Dump the NEP


By developing colour-blind affirmative action programmes along this philosophy, you immediately remove the notion that opportunities are associated with the race to which you belong, even though the bulk of the beneficiaries, given the demographics and their social condition, are likely to still be Malays anyway.

Suflan Shamsuddin, The Malaysian Insider

In 1970, Bumiputras held 1.5 per cent of the country’s wealth. Today they hold 19 per cent, out of which 16 per cent is held by trust institutions and funds.

This means that over the life of the NEP, despite everything, individual Bumiputra wealth has grown from 1.5 to 3 per cent.

Hardly anything to be proud of. And what has been the costs of this meagre achievement?

Well there is of course the actual cost of making all of these opportunities available in the first place, whether in relation to business and entrepreneurship, education and scholarships, concessions, discounts, pink-slips, property ownership, etc. But that is not all.

Think of the cost to the country for retaining a feudalistic patronage based system that enlarges the socio-economic divide between rich and poor, because the former are the ones who mostly profit from this arrangement.
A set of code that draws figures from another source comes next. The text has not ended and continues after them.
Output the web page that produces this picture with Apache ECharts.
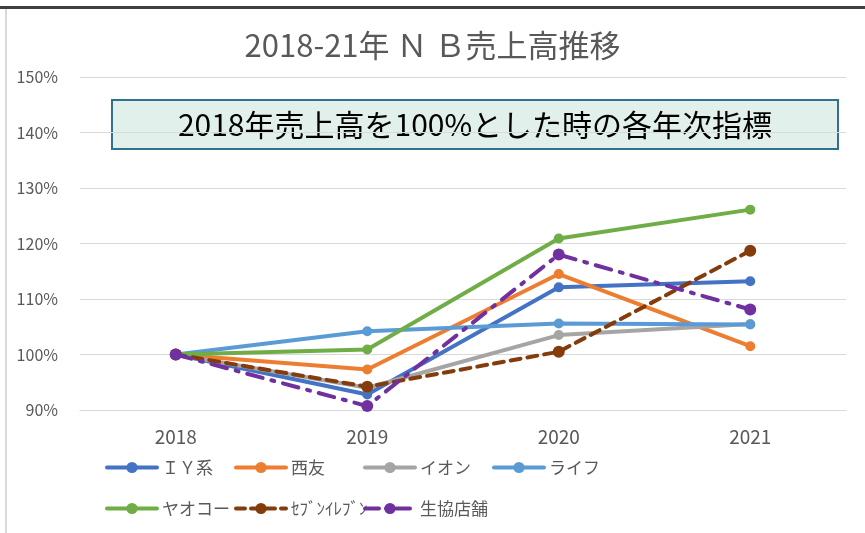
<!DOCTYPE html>
<html>
<head>
<meta charset="utf-8">
<script src="https://cdn.jsdelivr.net/npm/echarts@6/dist/echarts.min.js"></script>
<style>
  html, body { margin: 0; padding: 0; background: #fff; }
  #chart { width: 865px; height: 533px; }
</style>
</head>
<body>
<div id="chart"></div>
<script>
// 年次
var years = ['2018', '2019', '2020', '2021'];
// 2018年=100 とした指標 (%)
var iyValues = [100, 92.8, 112.1, 113.2];
var seiyuValues = [100, 97.3, 114.5, 101.5];
var aeonValues = [100, 94.0, 103.5, 105.5];
var lifeValues = [100, 104.2, 105.6, 105.4];
var yaokoValues = [100, 100.9, 120.9, 126.1];
var sevenValues = [100, 94.2, 100.5, 118.7];
var coopValues = [100, 90.7, 118.0, 108.1];
var seriesNames = ['ＩＹ系', '西友', 'イオン', 'ライフ', 'ヤオコー', 'ｾﾌﾞﾝｲﾚﾌﾞﾝ', '生協店舗'];
var yTicks = [90, 100, 110, 120, 130, 140, 150];

var font = "'Noto Sans CJK JP', 'Noto Sans', sans-serif";
var colors = ['#4472C4', '#ED7D31', '#A5A5A5', '#5B9BD5', '#70AD47', '#843C0C', '#7030A0'];
var values = [iyValues, seiyuValues, aeonValues, lifeValues, yaokoValues, sevenValues, coopValues];
var lineTypes = ['solid', 'solid', 'solid', 'solid', 'solid', [10, 7], [16, 9, 3, 9]];
var legendLineTypes = ['solid', 'solid', 'solid', 'solid', 'solid', [9, 6], [14, 7, 3, 7]];

var myChart = echarts.init(document.getElementById('chart'));

var series = seriesNames.map(function (name, i) {
  return {
    name: name,
    type: 'line',
    data: values[i],
    symbol: 'circle',
    symbolSize: i >= 5 ? 12 : 10,
    lineStyle: { width: 4, color: colors[i], type: lineTypes[i], cap: 'round' },
    itemStyle: { color: colors[i] },
    emphasis: { disabled: true }
  };
});

// 凡例は Excel 風に列をそろえる
var legendPos = [
  [100, 454], [229, 454], [358, 454], [487, 454],
  [100, 495], [229, 495], [358, 495]
];
var legends = seriesNames.map(function (name, i) {
  return {
    data: [name],
    left: legendPos[i][0],
    top: legendPos[i][1],
    itemWidth: 50,
    itemHeight: 14,
    selectedMode: false,
    lineStyle: { width: 4, type: legendLineTypes[i], cap: 'round' },
    textStyle: { fontFamily: font, fontSize: 17, color: '#595959' }
  };
});

var option = {
  animation: false,
  color: colors,
  title: {
    text: '2018-21年 Ｎ Ｂ売上高推移',
    left: 'center',
    top: 25,
    textStyle: { fontFamily: font, fontSize: 31, fontWeight: 'normal', color: '#595959' }
  },
  legend: legends,
  grid: { left: 80, right: 19, top: 77, bottom: 123 },
  xAxis: {
    type: 'category',
    data: years,
    boundaryGap: true,
    axisLine: { show: true, lineStyle: { color: '#D9D9D9', width: 1 } },
    axisTick: { show: false },
    axisLabel: { margin: 17, fontFamily: font, fontSize: 19, color: '#595959' }
  },
  yAxis: {
    type: 'value',
    min: yTicks[0],
    max: yTicks[yTicks.length - 1],
    interval: 10,
    axisLine: { show: false },
    axisTick: { show: false },
    axisLabel: { margin: 22, fontFamily: font, fontSize: 16, color: '#595959', formatter: '{value}%' },
    splitLine: { show: true, lineStyle: { color: '#D9D9D9', width: 1 } }
  },
  graphic: [
    { type: 'rect', shape: { x: 0, y: 6, width: 865, height: 3 }, style: { fill: '#404040' }, silent: true },
    { type: 'rect', shape: { x: 5, y: 9, width: 2, height: 524 }, style: { fill: '#D9D9D9' }, silent: true },
    {
      type: 'group',
      left: 111,
      top: 99,
      z: 100,
      children: [
        { type: 'rect', shape: { x: 0, y: 0, width: 726, height: 49 }, style: { fill: '#E2F0EC', stroke: '#31708F', lineWidth: 2 } },
        {
          type: 'text',
          x: 363,
          y: 25,
          style: {
            text: '2018年売上高を100%とした時の各年次指標',
            fontFamily: font,
            fontSize: 30,
            fill: '#000',
            align: 'center',
            verticalAlign: 'middle'
          }
        }
      ]
    }
  ],
  series: series
};

myChart.setOption(option);
</script>
</body>
</html>
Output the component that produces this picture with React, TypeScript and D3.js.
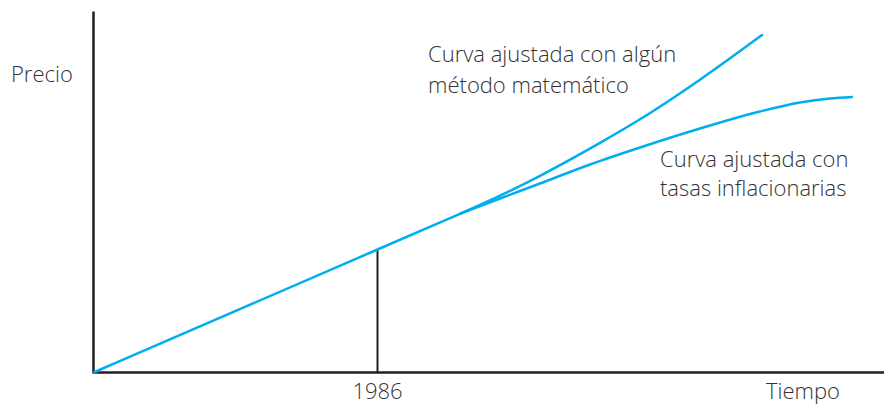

Think of the sickening and crippling effect that Ketuanan Melayu has had on the mentality and attitudes of many Malays who are conditioned to be dependent on crutches and to embrace short-termism, and who now struggle with issues of self-confidence and self-reliance in a challenging global market place.
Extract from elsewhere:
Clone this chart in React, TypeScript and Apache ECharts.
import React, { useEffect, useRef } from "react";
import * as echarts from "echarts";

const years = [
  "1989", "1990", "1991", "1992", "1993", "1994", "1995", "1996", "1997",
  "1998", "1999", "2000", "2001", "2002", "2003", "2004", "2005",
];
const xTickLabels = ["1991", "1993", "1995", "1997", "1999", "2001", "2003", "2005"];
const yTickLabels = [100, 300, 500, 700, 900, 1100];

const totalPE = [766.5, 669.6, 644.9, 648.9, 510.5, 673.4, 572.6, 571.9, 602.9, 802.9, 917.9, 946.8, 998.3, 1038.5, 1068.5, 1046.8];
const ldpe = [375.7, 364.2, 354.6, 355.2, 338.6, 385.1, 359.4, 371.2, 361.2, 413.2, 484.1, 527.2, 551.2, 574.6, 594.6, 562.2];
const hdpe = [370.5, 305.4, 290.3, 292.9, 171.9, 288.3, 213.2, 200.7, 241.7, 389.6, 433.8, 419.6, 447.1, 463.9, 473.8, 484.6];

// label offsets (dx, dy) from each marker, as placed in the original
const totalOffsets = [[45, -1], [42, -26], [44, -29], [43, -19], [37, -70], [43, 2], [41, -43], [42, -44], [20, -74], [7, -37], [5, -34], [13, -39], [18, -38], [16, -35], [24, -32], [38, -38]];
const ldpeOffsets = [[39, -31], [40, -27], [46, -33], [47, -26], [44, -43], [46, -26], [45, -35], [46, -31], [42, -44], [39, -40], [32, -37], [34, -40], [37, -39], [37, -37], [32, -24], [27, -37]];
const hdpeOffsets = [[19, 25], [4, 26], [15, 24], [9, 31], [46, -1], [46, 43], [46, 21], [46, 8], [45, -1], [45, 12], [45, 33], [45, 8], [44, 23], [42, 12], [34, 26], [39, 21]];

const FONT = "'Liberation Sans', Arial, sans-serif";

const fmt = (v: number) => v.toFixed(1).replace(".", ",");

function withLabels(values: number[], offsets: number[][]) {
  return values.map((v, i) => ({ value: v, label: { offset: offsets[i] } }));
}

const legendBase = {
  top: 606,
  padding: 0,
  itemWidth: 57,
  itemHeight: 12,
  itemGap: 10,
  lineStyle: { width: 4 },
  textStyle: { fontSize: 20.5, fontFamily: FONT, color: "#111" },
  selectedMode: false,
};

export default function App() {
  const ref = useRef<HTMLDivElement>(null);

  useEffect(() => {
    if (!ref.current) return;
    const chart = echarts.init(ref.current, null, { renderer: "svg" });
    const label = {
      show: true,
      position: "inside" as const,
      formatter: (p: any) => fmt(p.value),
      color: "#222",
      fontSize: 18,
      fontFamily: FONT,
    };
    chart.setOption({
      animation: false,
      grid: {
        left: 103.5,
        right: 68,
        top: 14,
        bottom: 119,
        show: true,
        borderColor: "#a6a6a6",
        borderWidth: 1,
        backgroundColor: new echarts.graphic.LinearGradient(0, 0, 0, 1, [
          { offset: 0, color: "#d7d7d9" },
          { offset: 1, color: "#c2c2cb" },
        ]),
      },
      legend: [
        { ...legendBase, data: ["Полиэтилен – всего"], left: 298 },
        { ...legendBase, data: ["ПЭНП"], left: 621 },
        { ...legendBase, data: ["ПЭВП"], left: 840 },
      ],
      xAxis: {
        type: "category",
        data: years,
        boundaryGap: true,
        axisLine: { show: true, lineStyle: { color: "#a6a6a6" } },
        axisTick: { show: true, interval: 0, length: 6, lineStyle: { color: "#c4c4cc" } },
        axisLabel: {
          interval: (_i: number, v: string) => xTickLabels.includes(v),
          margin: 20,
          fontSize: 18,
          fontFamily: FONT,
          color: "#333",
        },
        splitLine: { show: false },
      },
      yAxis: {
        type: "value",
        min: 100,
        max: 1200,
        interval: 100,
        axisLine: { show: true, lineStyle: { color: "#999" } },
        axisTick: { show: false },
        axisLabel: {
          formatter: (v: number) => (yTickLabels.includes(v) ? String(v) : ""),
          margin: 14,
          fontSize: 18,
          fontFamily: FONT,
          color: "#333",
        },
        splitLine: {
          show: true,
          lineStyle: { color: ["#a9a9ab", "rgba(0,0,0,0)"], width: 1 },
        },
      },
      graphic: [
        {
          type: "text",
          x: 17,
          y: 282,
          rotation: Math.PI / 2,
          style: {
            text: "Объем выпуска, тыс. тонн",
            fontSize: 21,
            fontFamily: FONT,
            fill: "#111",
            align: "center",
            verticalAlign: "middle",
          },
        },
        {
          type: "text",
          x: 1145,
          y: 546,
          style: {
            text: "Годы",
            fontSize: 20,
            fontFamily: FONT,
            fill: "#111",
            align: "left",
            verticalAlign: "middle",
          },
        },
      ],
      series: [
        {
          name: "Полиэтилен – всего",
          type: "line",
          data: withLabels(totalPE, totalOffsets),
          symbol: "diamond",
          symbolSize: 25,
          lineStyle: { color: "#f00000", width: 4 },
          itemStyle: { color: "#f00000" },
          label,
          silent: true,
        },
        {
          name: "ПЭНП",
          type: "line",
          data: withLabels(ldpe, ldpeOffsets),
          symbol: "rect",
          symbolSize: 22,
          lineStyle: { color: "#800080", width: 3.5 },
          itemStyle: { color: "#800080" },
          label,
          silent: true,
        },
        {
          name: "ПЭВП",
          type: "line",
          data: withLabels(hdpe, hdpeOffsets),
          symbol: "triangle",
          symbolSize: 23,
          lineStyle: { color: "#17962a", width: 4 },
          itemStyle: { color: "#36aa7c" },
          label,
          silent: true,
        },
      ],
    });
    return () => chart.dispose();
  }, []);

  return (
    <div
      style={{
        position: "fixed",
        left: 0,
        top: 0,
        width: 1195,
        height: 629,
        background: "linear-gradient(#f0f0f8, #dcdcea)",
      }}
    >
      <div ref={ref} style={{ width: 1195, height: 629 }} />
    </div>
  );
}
What about the cost of having countless businessmen (many of whom were Malays, I might add) who have been wiped out, not by non-Malay competition, but by other Malay businessmen who so happens to have the right ‘connections’ to those in power and pedigree. What about the costs associated with having hundreds of thousands of Malay graduates who have a degree but can’t get good jobs because their qualifications have no market or industry value.

All of these things have a cost to the Malays and everyone in Malaysia.
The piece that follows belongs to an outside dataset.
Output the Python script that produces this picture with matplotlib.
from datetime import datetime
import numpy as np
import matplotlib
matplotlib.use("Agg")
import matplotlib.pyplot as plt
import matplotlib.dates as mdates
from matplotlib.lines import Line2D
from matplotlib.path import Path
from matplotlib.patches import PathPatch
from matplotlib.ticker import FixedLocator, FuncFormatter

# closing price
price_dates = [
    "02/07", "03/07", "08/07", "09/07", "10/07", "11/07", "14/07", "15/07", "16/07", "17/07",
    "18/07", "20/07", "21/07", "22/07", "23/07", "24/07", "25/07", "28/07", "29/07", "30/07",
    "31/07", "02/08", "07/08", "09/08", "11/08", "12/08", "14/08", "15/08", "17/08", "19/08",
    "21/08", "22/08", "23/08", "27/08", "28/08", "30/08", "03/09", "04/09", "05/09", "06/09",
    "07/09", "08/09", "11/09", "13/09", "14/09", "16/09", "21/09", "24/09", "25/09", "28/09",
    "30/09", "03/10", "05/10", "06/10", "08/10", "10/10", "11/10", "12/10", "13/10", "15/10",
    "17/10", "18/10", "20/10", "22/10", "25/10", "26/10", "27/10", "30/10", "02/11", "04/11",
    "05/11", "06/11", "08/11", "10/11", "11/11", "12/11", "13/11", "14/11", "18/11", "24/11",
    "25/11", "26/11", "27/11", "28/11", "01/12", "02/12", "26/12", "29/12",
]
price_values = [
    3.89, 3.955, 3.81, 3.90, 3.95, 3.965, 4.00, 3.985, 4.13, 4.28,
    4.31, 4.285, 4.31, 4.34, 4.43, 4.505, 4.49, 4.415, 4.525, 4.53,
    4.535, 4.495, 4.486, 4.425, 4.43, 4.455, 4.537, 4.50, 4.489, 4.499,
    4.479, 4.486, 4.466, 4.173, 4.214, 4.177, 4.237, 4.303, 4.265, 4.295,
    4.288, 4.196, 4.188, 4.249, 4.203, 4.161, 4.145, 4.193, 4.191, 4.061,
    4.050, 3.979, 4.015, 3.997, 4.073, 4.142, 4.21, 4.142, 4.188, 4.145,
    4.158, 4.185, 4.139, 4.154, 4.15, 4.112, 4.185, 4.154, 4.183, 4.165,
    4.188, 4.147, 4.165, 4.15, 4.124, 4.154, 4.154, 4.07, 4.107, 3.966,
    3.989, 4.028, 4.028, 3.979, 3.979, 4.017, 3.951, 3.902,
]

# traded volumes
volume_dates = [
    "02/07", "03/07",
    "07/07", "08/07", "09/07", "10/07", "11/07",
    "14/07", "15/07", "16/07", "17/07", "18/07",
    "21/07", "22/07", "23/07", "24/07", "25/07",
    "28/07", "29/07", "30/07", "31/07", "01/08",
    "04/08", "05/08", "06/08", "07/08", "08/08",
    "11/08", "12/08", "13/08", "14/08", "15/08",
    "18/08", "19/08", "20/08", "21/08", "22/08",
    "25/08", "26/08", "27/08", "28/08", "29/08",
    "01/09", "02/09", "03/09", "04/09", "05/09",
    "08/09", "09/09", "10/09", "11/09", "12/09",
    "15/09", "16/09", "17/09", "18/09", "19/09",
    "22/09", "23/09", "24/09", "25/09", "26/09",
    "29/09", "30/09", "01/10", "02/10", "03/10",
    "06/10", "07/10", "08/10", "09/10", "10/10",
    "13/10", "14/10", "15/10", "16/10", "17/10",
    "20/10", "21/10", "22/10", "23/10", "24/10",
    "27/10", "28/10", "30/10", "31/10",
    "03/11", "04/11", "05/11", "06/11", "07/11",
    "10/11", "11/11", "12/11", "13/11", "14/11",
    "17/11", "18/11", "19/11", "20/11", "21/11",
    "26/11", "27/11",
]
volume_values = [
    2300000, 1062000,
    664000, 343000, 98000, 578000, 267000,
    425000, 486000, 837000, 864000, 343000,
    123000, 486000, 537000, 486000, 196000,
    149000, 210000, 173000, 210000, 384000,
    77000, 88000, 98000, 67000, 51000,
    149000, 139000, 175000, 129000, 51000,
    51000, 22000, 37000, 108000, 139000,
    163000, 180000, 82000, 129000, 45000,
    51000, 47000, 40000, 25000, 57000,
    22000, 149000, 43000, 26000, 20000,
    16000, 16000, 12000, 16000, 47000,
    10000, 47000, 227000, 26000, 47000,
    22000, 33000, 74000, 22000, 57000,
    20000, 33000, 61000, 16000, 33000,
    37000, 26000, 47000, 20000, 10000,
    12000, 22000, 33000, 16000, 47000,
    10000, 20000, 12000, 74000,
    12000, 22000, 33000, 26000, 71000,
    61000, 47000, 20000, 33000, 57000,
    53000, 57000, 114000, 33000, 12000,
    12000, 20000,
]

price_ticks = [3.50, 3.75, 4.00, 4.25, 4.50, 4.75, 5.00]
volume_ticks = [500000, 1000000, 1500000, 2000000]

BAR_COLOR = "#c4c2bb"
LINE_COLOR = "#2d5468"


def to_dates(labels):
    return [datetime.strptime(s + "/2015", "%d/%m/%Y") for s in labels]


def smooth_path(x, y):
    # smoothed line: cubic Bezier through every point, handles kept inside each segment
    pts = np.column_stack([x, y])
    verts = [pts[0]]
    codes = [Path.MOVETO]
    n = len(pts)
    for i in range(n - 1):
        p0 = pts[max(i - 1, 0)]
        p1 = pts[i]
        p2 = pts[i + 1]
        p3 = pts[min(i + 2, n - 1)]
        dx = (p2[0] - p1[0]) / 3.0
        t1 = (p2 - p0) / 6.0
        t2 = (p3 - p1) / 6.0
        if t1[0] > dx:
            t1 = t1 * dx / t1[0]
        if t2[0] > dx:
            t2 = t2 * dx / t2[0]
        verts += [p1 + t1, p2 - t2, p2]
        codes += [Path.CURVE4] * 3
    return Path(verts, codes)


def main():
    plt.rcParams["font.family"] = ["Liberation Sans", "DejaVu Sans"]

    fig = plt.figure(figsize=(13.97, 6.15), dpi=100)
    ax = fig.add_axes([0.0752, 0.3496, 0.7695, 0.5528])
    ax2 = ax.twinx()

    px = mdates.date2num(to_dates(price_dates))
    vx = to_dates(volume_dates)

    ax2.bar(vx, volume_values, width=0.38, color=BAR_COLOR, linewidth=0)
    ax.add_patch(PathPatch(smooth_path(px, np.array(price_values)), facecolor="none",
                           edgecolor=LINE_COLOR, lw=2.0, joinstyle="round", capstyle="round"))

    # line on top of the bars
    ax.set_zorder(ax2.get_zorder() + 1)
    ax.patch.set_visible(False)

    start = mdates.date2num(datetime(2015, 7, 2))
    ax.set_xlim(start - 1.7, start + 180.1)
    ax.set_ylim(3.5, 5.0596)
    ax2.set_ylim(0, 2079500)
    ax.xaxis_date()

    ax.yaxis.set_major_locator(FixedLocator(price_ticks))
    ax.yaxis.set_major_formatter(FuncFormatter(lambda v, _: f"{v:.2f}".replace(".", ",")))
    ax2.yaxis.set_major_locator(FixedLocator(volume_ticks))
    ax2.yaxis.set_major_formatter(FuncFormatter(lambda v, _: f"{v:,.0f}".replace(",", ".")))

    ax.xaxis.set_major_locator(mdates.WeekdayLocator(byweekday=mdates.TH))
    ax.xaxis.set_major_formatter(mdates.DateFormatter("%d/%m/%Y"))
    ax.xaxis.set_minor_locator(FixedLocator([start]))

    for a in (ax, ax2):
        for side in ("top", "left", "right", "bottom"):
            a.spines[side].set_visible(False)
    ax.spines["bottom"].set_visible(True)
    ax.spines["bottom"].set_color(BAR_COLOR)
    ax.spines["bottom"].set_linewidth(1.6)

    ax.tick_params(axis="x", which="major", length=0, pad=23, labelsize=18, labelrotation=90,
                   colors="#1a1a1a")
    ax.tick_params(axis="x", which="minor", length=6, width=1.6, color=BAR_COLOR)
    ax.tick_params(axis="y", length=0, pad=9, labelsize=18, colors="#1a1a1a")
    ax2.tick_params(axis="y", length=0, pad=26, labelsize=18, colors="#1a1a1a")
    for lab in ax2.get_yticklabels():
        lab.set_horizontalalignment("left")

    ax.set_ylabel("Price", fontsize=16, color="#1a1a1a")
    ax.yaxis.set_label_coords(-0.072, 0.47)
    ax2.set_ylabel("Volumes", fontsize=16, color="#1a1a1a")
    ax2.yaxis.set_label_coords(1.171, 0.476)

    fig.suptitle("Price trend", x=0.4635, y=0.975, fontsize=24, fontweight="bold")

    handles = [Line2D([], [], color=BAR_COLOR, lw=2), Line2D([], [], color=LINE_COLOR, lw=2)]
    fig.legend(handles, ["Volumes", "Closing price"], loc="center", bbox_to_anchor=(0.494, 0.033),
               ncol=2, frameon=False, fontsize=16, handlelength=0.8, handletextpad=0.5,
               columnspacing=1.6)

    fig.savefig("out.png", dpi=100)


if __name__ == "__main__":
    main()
Let’s not forget the costs associated with the fact that millions of poor and needy non-Malay Malaysians have had no effective social welfare net to rely on so that they remain in squalor. Think also of the costs associated with how disunited we as are, by splitting society into those who are ‘princes of the soil’, and those who aren’t.

We would need to add to this, the costs of having weakened and ineffective institutions of government, across all of its branches, whether it is the legislature, the judiciary or the executive. That would of course include the costs of a bloated and inefficient government beauracracy which has had to absorb countless numbers of Malay graduates that might not find employment elsewhere.

We would also need to take account of the substandard education that our children are getting, and the cost that propaganda and brainwashing has had on making Malays inept to take on the challenges to survive in a meritocratic environment.

The total costs of the NEP would also need to include the very high cost of bailouts and fixing things that have gone wrong because of misused opportunities.

What about the cost of market distortions from lost productivity and competitiveness when competing for business, talent and foreign direct investment and the consequential cost (including for example, brain drain) that follows?

And what of the cost of corruption, that is a necessary bi-product of maintaining a system that lives off of patronage? All these costs must be computed and added to the total NEP bill.

If you try to monetize the aggregate cost of the NEP (or whatever its current incarnation is called), it must run into the hundreds of billions of ringgits, if not more. The NEP has cost the country a mountain of money, and its achievements are at best shoddy and patchy, especially for the Malays themselves.